The tracking device showed Banner driving “at speed” in a loop to the Princes Highway at Angledale before briefly going home and returning to fight the fire, which had grown to a diameter of 100 metres, the court heard.
Banner later told detectives, in an interview Judge Tupman called “quite confrontational and unfair”, he tried to “stomp” out the fire and pour water on it in an attempt to put it out.
The court heard Banner panicked and tried to call emergency services, before getting “scared” and throwing his phone away.
Banner’s mother Jennifer Westaway and father Steven Banner, both NSW Police officers, took the stand on December 15 to provide an alibi for their son, telling the court he was at home on November 10, 11 and 13 last year and did not light any of the three fires near his home on those days.
Judge Tupman told the court Banner had no opportunity to light the three fires if she accepted his parent’s evidence, before acquitting him of the charges.
She told the court she could not see anything in the parent’s “evidence or demeanour” to show they were not telling the truth.
Judge Tupman acquitted Banner of two more charges, including a fire he came across under a bridge at Tarraganda on his way home, before calling his fire captain who told him to call emergency services.
She told the court cigarette lighters investigators said were likely used to start the fire were still at the scene four weeks later and had not been removed by Banner.
There was no “logical” connection between Banner and the lighters, and they were not like lighters later found in his car by police, she told the court.
She also acquitted him of lighting a further fire beside the Princes Highway at Bega, after a witness, who was the wife of the fire investigator, described seeing a car with a silver stripe and silver bullbar, unlike Banner’s at the scene.

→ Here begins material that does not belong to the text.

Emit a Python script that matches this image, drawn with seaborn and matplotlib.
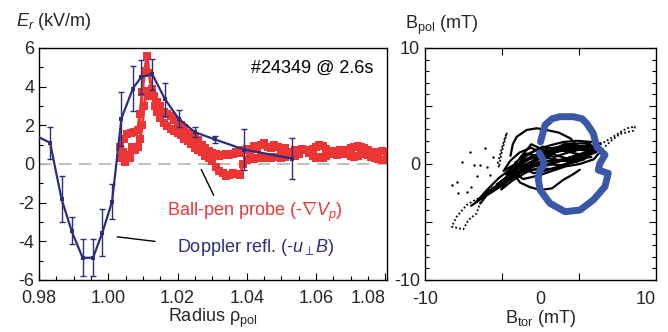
import matplotlib
matplotlib.use("Agg")
import matplotlib.pyplot as plt
import seaborn as sns
from matplotlib.ticker import MultipleLocator, FixedLocator

# Doppler reflectometry profile
dr_x = [0.9775, 0.9832, 0.9865, 0.9894, 0.9926, 0.9956, 0.9983, 1.0011, 1.0038,
        1.0071, 1.0095, 1.0127, 1.0164, 1.0203, 1.0250, 1.0308, 1.0392, 1.0531]
dr_y = [1.6, 1.1, -1.8, -3.45, -4.85, -4.85, -3.55, -1.95, 2.35,
        3.9, 4.5, 4.65, 3.35, 2.35, 1.65, 1.27, 0.75, 0.28]
dr_err = [0.8, 0.83, 1.2, 0.7, 0.95, 0.95, 1.2, 0.9, 1.4,
          1.15, 0.9, 0.8, 0.85, 0.45, 0.26, 0.2, 1.05, 1.05]

# ball-pen probe, two sweeps
bpp_x1 = [1.0035, 1.0045, 1.0055, 1.0065, 1.0075, 1.0085, 1.0092, 1.0098, 1.0105, 1.0112,
          1.0118, 1.0125, 1.0132, 1.0140, 1.0150, 1.0160, 1.0170, 1.0180, 1.0190, 1.0200,
          1.0210, 1.0220, 1.0230, 1.0240, 1.0250, 1.0260, 1.0270, 1.0280, 1.0290, 1.0300,
          1.0310, 1.0320, 1.0330, 1.0340, 1.0350, 1.0360, 1.0370, 1.0380, 1.0390, 1.0400,
          1.0410, 1.0420, 1.0430, 1.0440, 1.0450, 1.0460, 1.0470, 1.0480, 1.0490, 1.0500,
          1.0510, 1.0520, 1.0530, 1.0540, 1.0550, 1.0560, 1.0570, 1.0580, 1.0590, 1.0600,
          1.0610, 1.0620, 1.0630, 1.0640, 1.0650, 1.0660, 1.0670, 1.0680, 1.0690, 1.0700,
          1.0710, 1.0720, 1.0730, 1.0740, 1.0750, 1.0760, 1.0770, 1.0780, 1.0790, 1.0805]
bpp_y1 = [0.9, 1.3, 1.55, 1.6, 1.65, 1.75, 2.6, 3.7, 4.8, 5.6,
          4.7, 3.9, 3.5, 3.2, 3.0, 2.7, 2.6, 2.5, 2.3, 2.1,
          2.0, 1.85, 1.6, 1.5, 1.35, 1.25, 1.0, 0.85, 0.65, 0.55,
          0.5, 0.4, 0.45, 0.5, 0.45, 0.5, 0.6, 0.55, 0.7, 0.8,
          0.75, 0.95, 0.8, 1.0, 1.1, 0.9, 0.85, 1.0, 0.9, 0.8,
          0.85, 0.6, 0.45, 0.4, 0.5, 0.7, 0.75, 0.7, 0.8, 0.9,
          1.0, 0.95, 0.8, 0.65, 0.5, 0.45, 0.5, 0.55, 0.7, 0.85,
          0.9, 0.95, 0.9, 0.85, 0.7, 0.6, 0.55, 0.6, 0.65, 0.6]
bpp_x2 = [1.0035, 1.0042, 1.0048, 1.0055, 1.0062, 1.0070, 1.0078, 1.0085, 1.0092, 1.0098,
          1.0104, 1.0110, 1.0118, 1.0126, 1.0134, 1.0142, 1.0150, 1.0160, 1.0170, 1.0180,
          1.0190, 1.0200, 1.0210, 1.0220, 1.0230, 1.0240, 1.0250, 1.0260, 1.0270, 1.0280,
          1.0290, 1.0300, 1.0310, 1.0320, 1.0330, 1.0340, 1.0350, 1.0360, 1.0370, 1.0380,
          1.0390, 1.0400, 1.0410, 1.0420, 1.0430, 1.0440, 1.0450, 1.0460, 1.0470, 1.0480,
          1.0490, 1.0500, 1.0510, 1.0520, 1.0530, 1.0540, 1.0550, 1.0560, 1.0570, 1.0580,
          1.0590, 1.0600, 1.0610, 1.0620, 1.0630, 1.0640, 1.0650, 1.0660, 1.0670, 1.0680,
          1.0690, 1.0700, 1.0710, 1.0720, 1.0730, 1.0740, 1.0750, 1.0760, 1.0770, 1.0780,
          1.0790, 1.0805]
bpp_y2 = [0.3, 0.6, 0.1, 0.45, 0.3, 0.9, 0.75, 0.9, 1.3, 2.0,
          3.0, 3.8, 3.5, 3.6, 3.0, 2.7, 2.4, 2.1, 1.95, 1.8,
          1.7, 1.6, 1.5, 1.3, 1.2, 1.05, 0.85, 0.7, 0.6, 0.4,
          0.3, 0.15, -0.15, -0.35, -0.45, -0.6, -0.55, -0.45, -0.5, -0.55,
          0.0, 0.2, 0.3, 0.25, 0.3, 0.35, 0.3, 0.35, 0.3, 0.35,
          0.35, 0.3, 0.35, 0.45, 0.6, 0.7, 0.75, 0.8, 0.7, 0.55,
          0.4, 0.3, 0.35, 0.3, 0.4, 0.55, 0.6, 0.65, 0.7, 0.6,
          0.5, 0.4, 0.35, 0.4, 0.5, 0.55, 0.45, 0.35, 0.3, 0.25,
          0.2, 0.2]

# magnetic hodogram (mT)
loop_btor = [0.0, 0.39, 1.0, 1.69, 2.84, 3.6, 4.0, 4.57, 4.86, 5.58, 5.15, 5.0,
             5.87, 5.58, 4.57, 3.42, 2.12, 0.82, -0.04, -0.19, -0.1, 0.3, 0.2, -0.1]
loop_bpol = [1.9, 3.36, 3.9, 4.08, 4.08, 3.9, 3.5, 2.65, 1.49, 0.78, 0.06, -0.52,
             -0.8, -1.95, -3.1, -3.97, -4.11, -3.39, -2.24, -1.3, -0.6, -0.1, 0.4, 0.95]

core_btor = [-5.2, -4.6, -4.0, -3.2, -2.6, -1.8, -1.0, 0.0, 1.0, 2.0, 3.0, 4.0, 5.0, 4.2,
             3.2, 2.0, 1.0, 0.0, -1.2, -2.4, -3.4, -2.8, -2.0, -1.4, -0.4, 0.8, 2.0, 3.2,
             4.4, 3.6, 2.4, 1.2, 0.2, -0.8, -1.8, -2.6, -3.2, -2.2, -1.2, 0.0, 1.4, 2.8,
             4.0, 5.3, 4.6, 3.4, 2.2, 1.0, -0.2, -1.5, -2.5, -1.6, -0.6, 0.6, 1.8, 3.0,
             4.2, 5.2]
core_bpol = [-3.4, -2.6, -2.1, -1.6, -1.0, -0.6, 0.1, 0.5, 0.9, 1.3, 1.5, 1.6, 1.5, 1.1,
             0.8, 0.4, 0.0, -0.3, -0.7, -1.4, -2.2, -1.2, -0.2, 0.6, 1.2, 1.6, 1.9, 2.0,
             1.9, 1.3, 1.0, 0.6, 0.9, 1.4, 1.0, 0.3, -0.6, 0.0, -0.2, 0.2, 0.3, 0.6,
             0.9, 1.2, 0.4, 0.0, -0.2, -0.6, -1.0, -1.3, -0.6, 0.3, 0.7, 1.1, 1.4, 1.2,
             1.4, 1.8]
core2_btor = [-4.5, -3.0, -1.5, 0.5, 2.5, 4.5, 3.5, 1.5, -0.5, -2.5, -3.8, -2.0, 0.0, 2.0,
              4.0, 5.0, 3.0, 1.0, -1.0, -2.8, -1.5, 0.5, 2.5, 4.6, 3.8, 2.0, 0.0, -2.0,
              -3.0, -1.0, 1.0, 3.0, 4.8, 2.6, 0.6, -1.2, -2.2, -0.6, 1.6, 3.6, 4.4, 2.2,
              0.2, -1.8, -0.8, 1.2, 3.2, 4.2, 2.8, 1.4, -0.4]
core2_bpol = [-2.6, -1.6, -0.4, 0.8, 1.4, 1.2, 0.6, 0.2, -0.2, -0.8, -1.8, -0.4, 0.6, 1.7,
              1.8, 1.3, 0.3, -0.4, -0.5, -1.1, 0.2, 1.3, 1.6, 1.4, 0.4, -0.1, 0.0, -0.4,
              -0.9, 0.4, 1.0, 1.3, 1.0, 0.2, 0.5, 0.9, 0.1, -0.8, -0.3, 0.5, 0.6, 1.1,
              1.5, 0.5, 1.7, 0.8, 0.2, 1.2, 1.7, 1.1, -0.1]
streak_btor = [-6.0, -5.0, -4.2, -3.4, -2.6, -1.6, -2.4, -3.2, -4.0, -4.8, -5.6, -4.6,
               -3.6, -2.8, -2.0]
streak_bpol = [-3.6, -2.9, -2.4, -1.9, -1.3, -0.7, -0.9, -1.5, -2.0, -2.6, -3.3, -2.2,
               -1.2, -0.6, 0.1]
ring_btor = [-2.6, -2.4, -2.06, -1.2, -0.33, 0.54, 1.6, 2.6, 3.2]
ring_bpol = [0.7, 1.7, 2.35, 2.93, 3.08, 2.93, 2.7, 2.2, 1.5]
arc_btor = [-2.5, -1.77, -0.9, 0.0, 1.0, 1.95, 2.8, 3.4]
arc_bpol = [-0.6, -1.6, -2.0, -2.24, -2.1, -1.38, -0.9, -0.5]
spike_btor = [-3.7, -3.6, -3.4, -3.2, -3.0, -2.9, -3.1, -3.4, -3.6]
spike_bpol = [0.2, -0.3, 0.8, 1.6, 2.4, 2.7, 2.2, 1.2, 0.4]
tail_btor = [-4.2, -5.0, -5.24, -5.52, -6.25, -6.68, -7.69, -7.26, -6.39, -5.67, -5.0, -4.5]
tail_bpol = [-1.9, -2.8, -3.39, -4.25, -4.83, -5.63, -5.4, -4.54, -3.53, -3.1, -2.8, -2.4]
head_btor = [4.86, 6.3, 7.46, 8.18, 8.03, 6.88, 6.02, 5.44]
head_bpol = [1.49, 2.35, 3.08, 3.22, 2.87, 2.59, 1.92, 1.35]
dots_btor = [-6.1, -6.8, -5.8, -5.24, -4.8, -4.66, -7.69, -7.26, -7.1, -6.39, -4.37, -4.09, -5.5, -6.0]
dots_bpol = [1.06, 0.2, -0.09, -0.09, 1.35, -0.23, -1.8, -1.53, -2.53, -2.39, -0.95, 0.63, -1.0, -2.0]

red = "#EE3535"
navy = "#2E2D7D"
royal = "#3A58A8"

sns.set_theme(style="ticks")
plt.rcParams["font.family"] = ["Liberation Sans", "DejaVu Sans"]
plt.rcParams["mathtext.fontset"] = "custom"
plt.rcParams["mathtext.rm"] = "Liberation Sans"
plt.rcParams["mathtext.it"] = "Liberation Sans:italic"
plt.rcParams["axes.unicode_minus"] = False

fig = plt.figure(figsize=(6.68, 3.32), dpi=100)
ax = fig.add_axes([39 / 668, 52 / 332, 348 / 668, 232 / 332])
ax2 = fig.add_axes([425 / 668, 52 / 332, 231 / 668, 232 / 332])

# left panel
ax.axhline(0, color="#BBBBBB", lw=1.3, dashes=(7, 4), zorder=1)
for bx, by in [(bpp_x1, bpp_y1), (bpp_x2, bpp_y2)]:
    sns.lineplot(x=bx, y=by, sort=False, estimator=None, ax=ax, color=red, lw=2.2,
                 marker="s", markersize=6, markeredgewidth=0, zorder=2)
ax.errorbar(dr_x, dr_y, yerr=dr_err, fmt="none", ecolor=navy, elinewidth=1,
            capsize=2.5, capthick=1, zorder=3)
sns.lineplot(x=dr_x, y=dr_y, sort=False, estimator=None, ax=ax, color=navy, lw=1.6,
             marker="s", markersize=3, markeredgewidth=0, zorder=4)

ax.set_xlim(0.98, 1.0805)
ax.set_ylim(-6, 6)
ax.set_xticks([0.98, 1.00, 1.02, 1.04, 1.06, 1.08])
ax.set_xticklabels(["0.98", "1.00", "1.02", "1.04", "1.06", "1.08"])
ax.get_xticklabels()[-1].set_ha("right")
ax.set_yticks([-6, -4, -2, 0, 2, 4, 6])
ax.xaxis.set_minor_locator(MultipleLocator(0.005))
ax.yaxis.set_minor_locator(MultipleLocator(1))
ax.tick_params(which="both", direction="in", labelsize=13, color="black")
ax.tick_params(which="major", length=5, width=0.8)
ax.tick_params(which="minor", length=3, width=0.8)
ax.tick_params(axis="x", pad=7)
ax.set_xlabel("Radius ρ$_{\\rm pol}$", fontsize=13, labelpad=0)
ax.set_ylabel("")

ax.text(1.0766, 4.95, "#24349 @ 2.6s", ha="right", va="center", fontsize=13, color="black")
ax.text(1.0424, -2.5, r"Ball-pen probe (-$\nabla V_p$)", ha="center", va="center",
        fontsize=13, color=red)
ax.text(1.0425, -4.34, r"Doppler refl. (-$u_{\perp}B$)", ha="center", va="center",
        fontsize=13, color=navy)
ax.annotate("", xy=(1.0265, -0.15), xytext=(1.0308, -1.75),
            arrowprops=dict(arrowstyle="-", color="black", lw=1))
ax.annotate("", xy=(1.0018, -3.75), xytext=(1.0143, -4.02),
            arrowprops=dict(arrowstyle="-", color="black", lw=1))

# right panel
for bx, by in [(core_btor, core_bpol), (core2_btor, core2_bpol), (streak_btor, streak_bpol),
               (ring_btor, ring_bpol), (arc_btor, arc_bpol)]:
    sns.lineplot(x=bx, y=by, sort=False, estimator=None, ax=ax2, color="black", lw=1.6)
for bx, by in [(spike_btor, spike_bpol), (tail_btor, tail_bpol), (head_btor, head_bpol)]:
    sns.lineplot(x=bx, y=by, sort=False, estimator=None, ax=ax2, color="black", lw=1.3,
                 dashes=False, linestyle=(0, (1, 1.2)))
sns.scatterplot(x=dots_btor, y=dots_bpol, ax=ax2, color="black", s=3, linewidth=0)
sns.lineplot(x=loop_btor, y=loop_bpol, sort=False, estimator=None, ax=ax2, color=royal,
             lw=5, solid_joinstyle="round", solid_capstyle="round", zorder=5)

ax2.set_xlim(-10, 10)
ax2.set_ylim(-10, 10)
ax2.xaxis.set_major_locator(FixedLocator([-10, 0, 10]))
ax2.set_xticklabels(["-10", "0", "10"])
ax2.get_xticklabels()[-1].set_ha("right")
ax2.xaxis.set_minor_locator(FixedLocator([-10 / 3, 10 / 3]))
ax2.yaxis.set_major_locator(FixedLocator([-10, -5, 0, 5, 10]))
ax2.set_yticklabels(["-10", "", "0", "", "10"])
ax2.yaxis.set_minor_locator(MultipleLocator(1))
ax2.tick_params(which="both", direction="in", labelsize=13, top=True, right=True,
                color="black")
ax2.tick_params(which="major", length=5, width=0.8)
ax2.tick_params(which="minor", length=3, width=0.8)
ax2.tick_params(axis="x", which="major", length=0, pad=8)
ax2.tick_params(axis="x", which="minor", length=5)
ax2.set_xlabel("B$_{\\rm tor}$ (mT)", fontsize=13, labelpad=0)
ax2.set_ylabel("")

for a in (ax, ax2):
    for s in a.spines.values():
        s.set_color("black")
        s.set_linewidth(1)

fig.text(54 / 668, 1 - 22 / 332, r"$E_r$ (kV/m)", ha="center", va="center", fontsize=13)
fig.text(442 / 668, 1 - 25 / 332, "B$_{\\rm pol}$ (mT)", ha="center", va="center", fontsize=13)

fig.savefig("out.png", dpi=100)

Judge Tupman described the Crown’s evidence as either “absent or uncertain”, and told the court the fact Banner arrived at the scene in full RFS kit without being called to the scene was not evidence of his guilt.
The court heard Banner had likely lied to detectives out of “plain fear” or “shame and embarrassment” about not being able to put out the fire he had started.
Judge Tupman said Banner told detectives he felt “alone and isolated” after being the victim of workplace bullying, and had described the red of fire as like his “anger”.
Banner will be sentenced on November 29.